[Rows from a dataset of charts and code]
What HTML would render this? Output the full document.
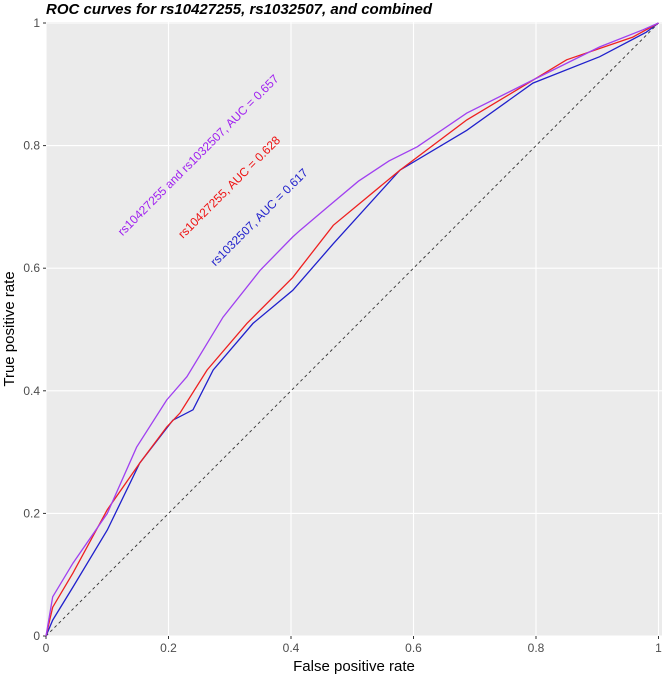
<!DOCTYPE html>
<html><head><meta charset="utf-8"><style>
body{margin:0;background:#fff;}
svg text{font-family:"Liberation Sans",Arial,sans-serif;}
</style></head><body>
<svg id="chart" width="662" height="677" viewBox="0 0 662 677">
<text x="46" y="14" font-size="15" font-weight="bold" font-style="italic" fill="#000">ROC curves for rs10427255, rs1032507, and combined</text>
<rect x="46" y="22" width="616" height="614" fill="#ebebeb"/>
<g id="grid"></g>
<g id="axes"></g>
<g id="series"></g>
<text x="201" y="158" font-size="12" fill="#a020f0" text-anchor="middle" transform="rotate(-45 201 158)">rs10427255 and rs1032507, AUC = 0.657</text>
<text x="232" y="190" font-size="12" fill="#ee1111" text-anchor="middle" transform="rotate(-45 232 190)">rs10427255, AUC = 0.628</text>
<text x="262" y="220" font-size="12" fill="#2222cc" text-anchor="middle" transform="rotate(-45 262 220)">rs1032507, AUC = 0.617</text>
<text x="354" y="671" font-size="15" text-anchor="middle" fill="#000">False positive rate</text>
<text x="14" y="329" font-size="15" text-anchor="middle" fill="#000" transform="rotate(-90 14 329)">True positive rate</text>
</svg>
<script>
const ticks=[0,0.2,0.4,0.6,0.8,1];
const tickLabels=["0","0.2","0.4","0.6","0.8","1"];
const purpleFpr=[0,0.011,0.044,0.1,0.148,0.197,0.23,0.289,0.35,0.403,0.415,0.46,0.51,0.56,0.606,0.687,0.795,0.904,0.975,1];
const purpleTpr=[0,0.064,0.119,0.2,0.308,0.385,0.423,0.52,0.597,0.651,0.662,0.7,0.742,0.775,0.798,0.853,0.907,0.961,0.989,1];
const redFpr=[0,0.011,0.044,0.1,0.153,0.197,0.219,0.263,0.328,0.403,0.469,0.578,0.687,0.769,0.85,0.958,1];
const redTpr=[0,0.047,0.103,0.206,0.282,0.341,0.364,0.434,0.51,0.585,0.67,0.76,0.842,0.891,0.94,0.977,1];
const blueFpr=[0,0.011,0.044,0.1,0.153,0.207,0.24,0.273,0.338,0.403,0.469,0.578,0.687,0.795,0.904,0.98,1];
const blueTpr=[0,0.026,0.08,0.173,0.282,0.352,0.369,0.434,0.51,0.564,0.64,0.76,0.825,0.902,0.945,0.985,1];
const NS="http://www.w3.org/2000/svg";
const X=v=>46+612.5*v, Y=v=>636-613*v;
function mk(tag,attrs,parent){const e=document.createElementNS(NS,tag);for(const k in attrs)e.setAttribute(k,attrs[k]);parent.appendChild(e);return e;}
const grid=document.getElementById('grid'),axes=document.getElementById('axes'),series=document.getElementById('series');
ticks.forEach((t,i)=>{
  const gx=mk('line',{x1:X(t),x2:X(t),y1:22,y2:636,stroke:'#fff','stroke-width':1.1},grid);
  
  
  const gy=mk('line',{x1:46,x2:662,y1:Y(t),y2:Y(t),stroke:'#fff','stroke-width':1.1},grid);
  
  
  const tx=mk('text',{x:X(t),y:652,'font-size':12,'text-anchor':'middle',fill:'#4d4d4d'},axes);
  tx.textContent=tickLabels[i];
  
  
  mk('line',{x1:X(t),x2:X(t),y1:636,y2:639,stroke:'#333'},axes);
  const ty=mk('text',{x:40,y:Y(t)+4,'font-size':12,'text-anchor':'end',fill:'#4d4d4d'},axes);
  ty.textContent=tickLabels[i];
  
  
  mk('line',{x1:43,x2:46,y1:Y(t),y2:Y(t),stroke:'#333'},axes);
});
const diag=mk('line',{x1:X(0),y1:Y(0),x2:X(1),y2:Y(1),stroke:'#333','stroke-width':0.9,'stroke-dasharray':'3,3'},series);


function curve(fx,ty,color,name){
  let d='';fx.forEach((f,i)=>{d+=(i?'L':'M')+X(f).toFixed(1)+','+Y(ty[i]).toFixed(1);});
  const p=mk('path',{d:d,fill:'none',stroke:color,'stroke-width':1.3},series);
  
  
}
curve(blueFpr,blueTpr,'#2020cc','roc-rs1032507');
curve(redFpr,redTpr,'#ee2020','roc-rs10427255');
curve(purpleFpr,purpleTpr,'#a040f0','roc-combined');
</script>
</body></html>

...

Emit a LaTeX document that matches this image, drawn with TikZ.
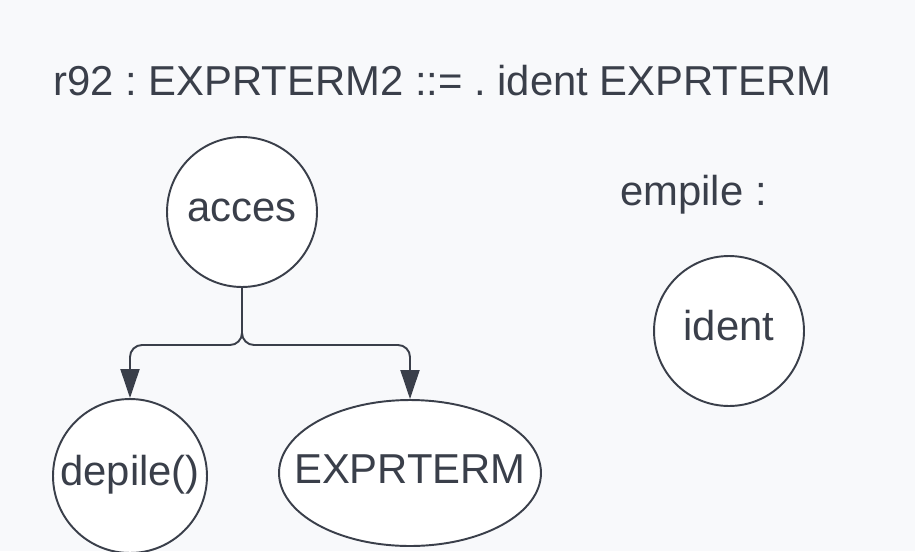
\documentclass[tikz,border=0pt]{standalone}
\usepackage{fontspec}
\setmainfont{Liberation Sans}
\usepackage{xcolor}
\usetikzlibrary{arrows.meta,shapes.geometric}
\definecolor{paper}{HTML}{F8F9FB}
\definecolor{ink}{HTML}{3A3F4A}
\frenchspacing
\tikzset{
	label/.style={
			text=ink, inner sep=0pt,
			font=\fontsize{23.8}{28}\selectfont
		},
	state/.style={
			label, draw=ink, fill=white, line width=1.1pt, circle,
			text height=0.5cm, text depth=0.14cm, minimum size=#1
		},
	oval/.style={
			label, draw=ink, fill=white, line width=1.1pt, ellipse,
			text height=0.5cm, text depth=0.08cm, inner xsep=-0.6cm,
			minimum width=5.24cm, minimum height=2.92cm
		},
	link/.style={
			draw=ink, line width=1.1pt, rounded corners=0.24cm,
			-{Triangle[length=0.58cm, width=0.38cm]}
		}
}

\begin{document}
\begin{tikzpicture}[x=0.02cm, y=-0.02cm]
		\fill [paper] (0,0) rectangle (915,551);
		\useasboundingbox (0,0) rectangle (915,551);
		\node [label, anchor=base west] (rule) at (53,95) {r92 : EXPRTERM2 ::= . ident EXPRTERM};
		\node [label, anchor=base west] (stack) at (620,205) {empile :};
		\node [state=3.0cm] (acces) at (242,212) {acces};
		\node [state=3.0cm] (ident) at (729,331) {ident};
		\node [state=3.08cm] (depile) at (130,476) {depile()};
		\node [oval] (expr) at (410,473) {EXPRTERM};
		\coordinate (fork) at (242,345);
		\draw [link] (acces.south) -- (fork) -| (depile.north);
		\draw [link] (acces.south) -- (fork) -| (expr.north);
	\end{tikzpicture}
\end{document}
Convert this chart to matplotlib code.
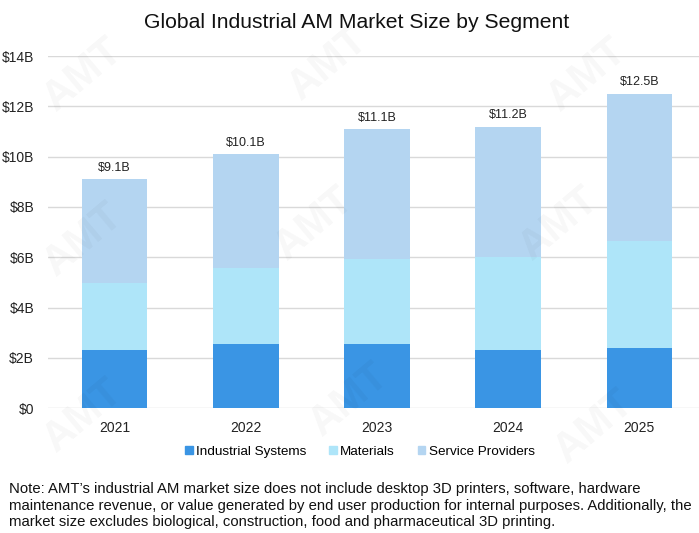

* * *

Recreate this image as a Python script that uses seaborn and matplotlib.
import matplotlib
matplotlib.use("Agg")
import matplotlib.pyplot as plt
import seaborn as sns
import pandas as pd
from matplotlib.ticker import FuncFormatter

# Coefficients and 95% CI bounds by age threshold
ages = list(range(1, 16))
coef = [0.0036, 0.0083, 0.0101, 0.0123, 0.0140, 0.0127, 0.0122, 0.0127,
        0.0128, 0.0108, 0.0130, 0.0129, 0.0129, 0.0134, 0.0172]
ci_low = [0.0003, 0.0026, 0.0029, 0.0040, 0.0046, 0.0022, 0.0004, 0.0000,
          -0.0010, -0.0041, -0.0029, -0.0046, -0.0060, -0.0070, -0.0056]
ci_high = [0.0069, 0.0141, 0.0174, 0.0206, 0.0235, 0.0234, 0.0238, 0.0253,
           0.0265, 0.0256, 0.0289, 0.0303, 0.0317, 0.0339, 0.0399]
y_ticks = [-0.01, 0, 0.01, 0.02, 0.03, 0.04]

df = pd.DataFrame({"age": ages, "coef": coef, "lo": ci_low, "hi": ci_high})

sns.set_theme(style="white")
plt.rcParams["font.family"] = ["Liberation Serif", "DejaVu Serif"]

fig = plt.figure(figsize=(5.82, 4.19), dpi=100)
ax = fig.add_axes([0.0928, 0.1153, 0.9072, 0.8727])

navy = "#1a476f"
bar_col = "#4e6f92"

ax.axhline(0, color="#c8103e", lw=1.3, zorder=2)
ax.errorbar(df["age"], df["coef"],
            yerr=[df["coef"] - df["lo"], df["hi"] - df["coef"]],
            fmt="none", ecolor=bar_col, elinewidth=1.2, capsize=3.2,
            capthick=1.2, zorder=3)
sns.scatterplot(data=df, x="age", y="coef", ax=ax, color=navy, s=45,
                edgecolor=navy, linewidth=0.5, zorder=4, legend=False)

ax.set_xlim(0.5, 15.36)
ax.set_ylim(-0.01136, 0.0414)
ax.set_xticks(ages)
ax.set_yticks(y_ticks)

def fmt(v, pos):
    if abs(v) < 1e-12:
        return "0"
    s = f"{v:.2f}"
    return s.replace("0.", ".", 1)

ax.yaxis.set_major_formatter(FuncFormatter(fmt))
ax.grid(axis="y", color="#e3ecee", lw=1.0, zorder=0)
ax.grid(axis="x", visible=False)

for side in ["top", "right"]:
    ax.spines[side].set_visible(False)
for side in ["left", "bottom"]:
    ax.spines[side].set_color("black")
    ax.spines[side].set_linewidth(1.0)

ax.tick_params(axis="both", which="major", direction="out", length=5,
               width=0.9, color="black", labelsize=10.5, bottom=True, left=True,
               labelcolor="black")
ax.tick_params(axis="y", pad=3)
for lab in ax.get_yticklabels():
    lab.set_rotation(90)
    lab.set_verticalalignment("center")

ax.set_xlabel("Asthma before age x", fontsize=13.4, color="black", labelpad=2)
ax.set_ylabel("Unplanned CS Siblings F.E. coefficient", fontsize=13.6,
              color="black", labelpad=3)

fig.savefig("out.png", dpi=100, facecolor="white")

__Requirement__.
Extract the lines from the line with "Recreate this image" to the line with "from matplotlib.ticker import FuncFormatter", inclusive, reproducing them exactly and leaving out every other line.

__Complete output__.
Recreate this image as a Python script that uses seaborn and matplotlib.
import matplotlib
matplotlib.use("Agg")
import matplotlib.pyplot as plt
import seaborn as sns
import pandas as pd
from matplotlib.ticker import FuncFormatter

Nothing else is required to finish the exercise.